A former cop-turned-state witness has claimed that a policeman, implicated in the abduction of two men from a plaza on the Washington Boulevard five years ago, admitted to shooting one of the victims.
Two of the three policemen who were implicated in the abduction and murder of the men appeared in the Home Circuit Court yesterday.
Assistant Superintendent of Police Victor Barrett also appeared in court and is charged with being an accessory after the fact to murder.
Corporals Paul Edwards and Louie Lynch were charged on Wednesday for the murder of 20-year-old Kemar Walters of Kitson Town, St Catherine, and 35-year-old Oliver Duncan of Olympic Gardens, Kingston 11.
Senior Puisne Judge Marva McIntosh remanded the three policemen to return to court on June 18 when a determination will be made as to whether they will be granted bail.
Double murder
Constable Peter Silvera is also to be charged with the double murder.
Walters and Duncan were handcuffed by policemen and driven away from Washington Plaza, off the Washington Boulevard, St Andrew, on December 23, 2004. They have not been seen since. The Crown is alleging that the men were shot dead.
The police, headed by Deputy Commissioner of Police Mark Shields, reopened the case in April last year following a series of articles published by The Gleaner on the disappearance of the two men.
Deputy Director of Public Prosecutions Dirk Harrison said the Crown was opposing bail for the policemen on the grounds that they would interfere with the investigations.
Harrison asked for two weeks for the police to complete the investigations but defence lawyers K. Churchill Neita and Valerie Neita-Robertson opposed the application on the grounds that the investigations had been going on for five years and should have been completed before the men were arrested and charged.

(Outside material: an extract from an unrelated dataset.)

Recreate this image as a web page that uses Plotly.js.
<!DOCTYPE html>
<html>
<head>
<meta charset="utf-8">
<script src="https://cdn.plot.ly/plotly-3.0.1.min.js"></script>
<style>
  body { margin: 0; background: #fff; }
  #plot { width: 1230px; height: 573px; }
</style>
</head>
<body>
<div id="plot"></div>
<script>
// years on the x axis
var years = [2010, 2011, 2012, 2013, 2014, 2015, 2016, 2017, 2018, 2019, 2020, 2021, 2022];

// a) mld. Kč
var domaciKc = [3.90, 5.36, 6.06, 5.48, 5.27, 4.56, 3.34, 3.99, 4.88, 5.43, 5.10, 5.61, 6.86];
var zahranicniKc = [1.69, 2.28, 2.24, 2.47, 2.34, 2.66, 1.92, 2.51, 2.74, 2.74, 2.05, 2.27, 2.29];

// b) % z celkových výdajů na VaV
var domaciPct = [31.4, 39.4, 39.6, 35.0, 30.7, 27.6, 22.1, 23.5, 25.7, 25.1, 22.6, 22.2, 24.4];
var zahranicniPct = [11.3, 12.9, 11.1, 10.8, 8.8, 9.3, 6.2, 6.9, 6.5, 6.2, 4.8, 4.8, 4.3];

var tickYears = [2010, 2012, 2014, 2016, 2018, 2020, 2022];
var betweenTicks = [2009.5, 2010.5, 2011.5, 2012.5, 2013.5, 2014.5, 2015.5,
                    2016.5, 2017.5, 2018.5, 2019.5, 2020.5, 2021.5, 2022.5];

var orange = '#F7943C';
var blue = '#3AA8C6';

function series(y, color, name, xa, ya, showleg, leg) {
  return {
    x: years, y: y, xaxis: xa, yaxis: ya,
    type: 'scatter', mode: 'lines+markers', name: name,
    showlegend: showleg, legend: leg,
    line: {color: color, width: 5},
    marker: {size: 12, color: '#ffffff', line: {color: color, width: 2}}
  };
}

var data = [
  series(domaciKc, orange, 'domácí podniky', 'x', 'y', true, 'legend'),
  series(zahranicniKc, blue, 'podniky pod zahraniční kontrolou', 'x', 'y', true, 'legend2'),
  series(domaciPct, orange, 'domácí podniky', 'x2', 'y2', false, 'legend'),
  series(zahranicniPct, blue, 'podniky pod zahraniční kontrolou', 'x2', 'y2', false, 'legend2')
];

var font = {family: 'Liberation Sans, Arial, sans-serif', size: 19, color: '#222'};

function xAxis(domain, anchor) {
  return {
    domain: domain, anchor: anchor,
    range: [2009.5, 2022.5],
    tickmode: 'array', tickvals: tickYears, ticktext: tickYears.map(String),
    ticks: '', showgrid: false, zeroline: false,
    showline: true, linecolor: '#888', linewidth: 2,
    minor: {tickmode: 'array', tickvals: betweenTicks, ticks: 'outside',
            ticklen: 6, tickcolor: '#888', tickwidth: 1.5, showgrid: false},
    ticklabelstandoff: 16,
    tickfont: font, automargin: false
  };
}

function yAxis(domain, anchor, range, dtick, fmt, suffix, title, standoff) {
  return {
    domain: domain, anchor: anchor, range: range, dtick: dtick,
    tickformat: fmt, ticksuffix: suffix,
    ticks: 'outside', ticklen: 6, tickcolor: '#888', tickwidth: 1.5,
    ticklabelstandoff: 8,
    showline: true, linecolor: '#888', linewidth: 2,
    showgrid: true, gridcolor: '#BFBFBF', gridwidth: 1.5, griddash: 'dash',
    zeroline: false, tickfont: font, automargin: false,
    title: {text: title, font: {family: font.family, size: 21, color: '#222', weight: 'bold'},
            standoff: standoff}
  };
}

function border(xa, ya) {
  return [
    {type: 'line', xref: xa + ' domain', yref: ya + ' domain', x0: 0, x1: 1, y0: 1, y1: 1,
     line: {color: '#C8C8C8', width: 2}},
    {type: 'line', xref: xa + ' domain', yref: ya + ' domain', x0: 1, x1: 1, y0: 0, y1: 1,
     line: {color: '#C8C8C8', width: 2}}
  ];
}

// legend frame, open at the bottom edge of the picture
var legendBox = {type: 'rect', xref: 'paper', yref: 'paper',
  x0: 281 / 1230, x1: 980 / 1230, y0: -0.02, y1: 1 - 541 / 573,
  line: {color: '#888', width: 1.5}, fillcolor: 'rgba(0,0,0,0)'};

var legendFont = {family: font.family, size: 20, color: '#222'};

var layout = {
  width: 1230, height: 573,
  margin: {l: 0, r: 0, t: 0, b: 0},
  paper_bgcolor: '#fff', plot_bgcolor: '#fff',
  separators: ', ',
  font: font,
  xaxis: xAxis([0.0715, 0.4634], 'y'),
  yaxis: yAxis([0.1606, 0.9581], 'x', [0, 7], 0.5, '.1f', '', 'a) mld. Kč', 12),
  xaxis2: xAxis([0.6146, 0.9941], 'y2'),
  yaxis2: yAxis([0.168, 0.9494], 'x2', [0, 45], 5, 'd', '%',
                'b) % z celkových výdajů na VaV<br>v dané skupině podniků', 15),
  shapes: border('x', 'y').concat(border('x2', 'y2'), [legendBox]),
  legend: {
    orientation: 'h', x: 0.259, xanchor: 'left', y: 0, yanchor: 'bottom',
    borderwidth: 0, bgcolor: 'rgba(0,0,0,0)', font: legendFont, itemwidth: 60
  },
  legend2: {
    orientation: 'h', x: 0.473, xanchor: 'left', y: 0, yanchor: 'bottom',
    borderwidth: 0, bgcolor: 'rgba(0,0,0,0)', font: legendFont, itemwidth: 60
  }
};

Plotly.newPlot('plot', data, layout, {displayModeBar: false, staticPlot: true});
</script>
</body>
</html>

The judge said she was only granting one week to complete the investigations.
Harrison, in outlining the prosecution's case, said the main witness is former police Corporal Emerson Henry who is in the Witness Protection Programme.
Harrison said that on December 23, 2004 Detective Corporal Clayton Lawrence, Edwards and Constable Emerson Henry, who were attached to the Organised Crime Investigation Division (OCID), stopped at Washington Plaza, off the Washington Boulevard, where a blue Honda CR-V motor car was seen. The police party stopped to investigate if the motor vehicle was stolen.
Walters and Duncan were handcuffed, questioned and taken to OCID and other policemen were called to join them.
The allegation
The Crown is alleging that Lynch arrived at the scene some time after and the policemen left the area with the two men. Henry and Lawrence were left with the blue Honda CR-V motor vehicle and were later instructed to take the motor vehicle to the Port Royal main road.
It is further alleged that a decision was taken to burn the vehicle and Edwards threw gasolene on it and set it ablaze. Edwards also allegedly admitted to Henry that he shot Duncan.
In relation to Barrett, the Crown is alleging that he told Henry and the other policemen that they should not tell anyone what had transpired.
The defence is also saying Barrett coerced Henry to sign a false statement which Barrett had dictated.
Lawrence was charged in connection with the disappearance of the men but he was freed in the Corporate Area Resident Magistrate's Court in 2007. He was freed of charges of assault and false imprisonment because there was insufficient evidence to link him with the crime.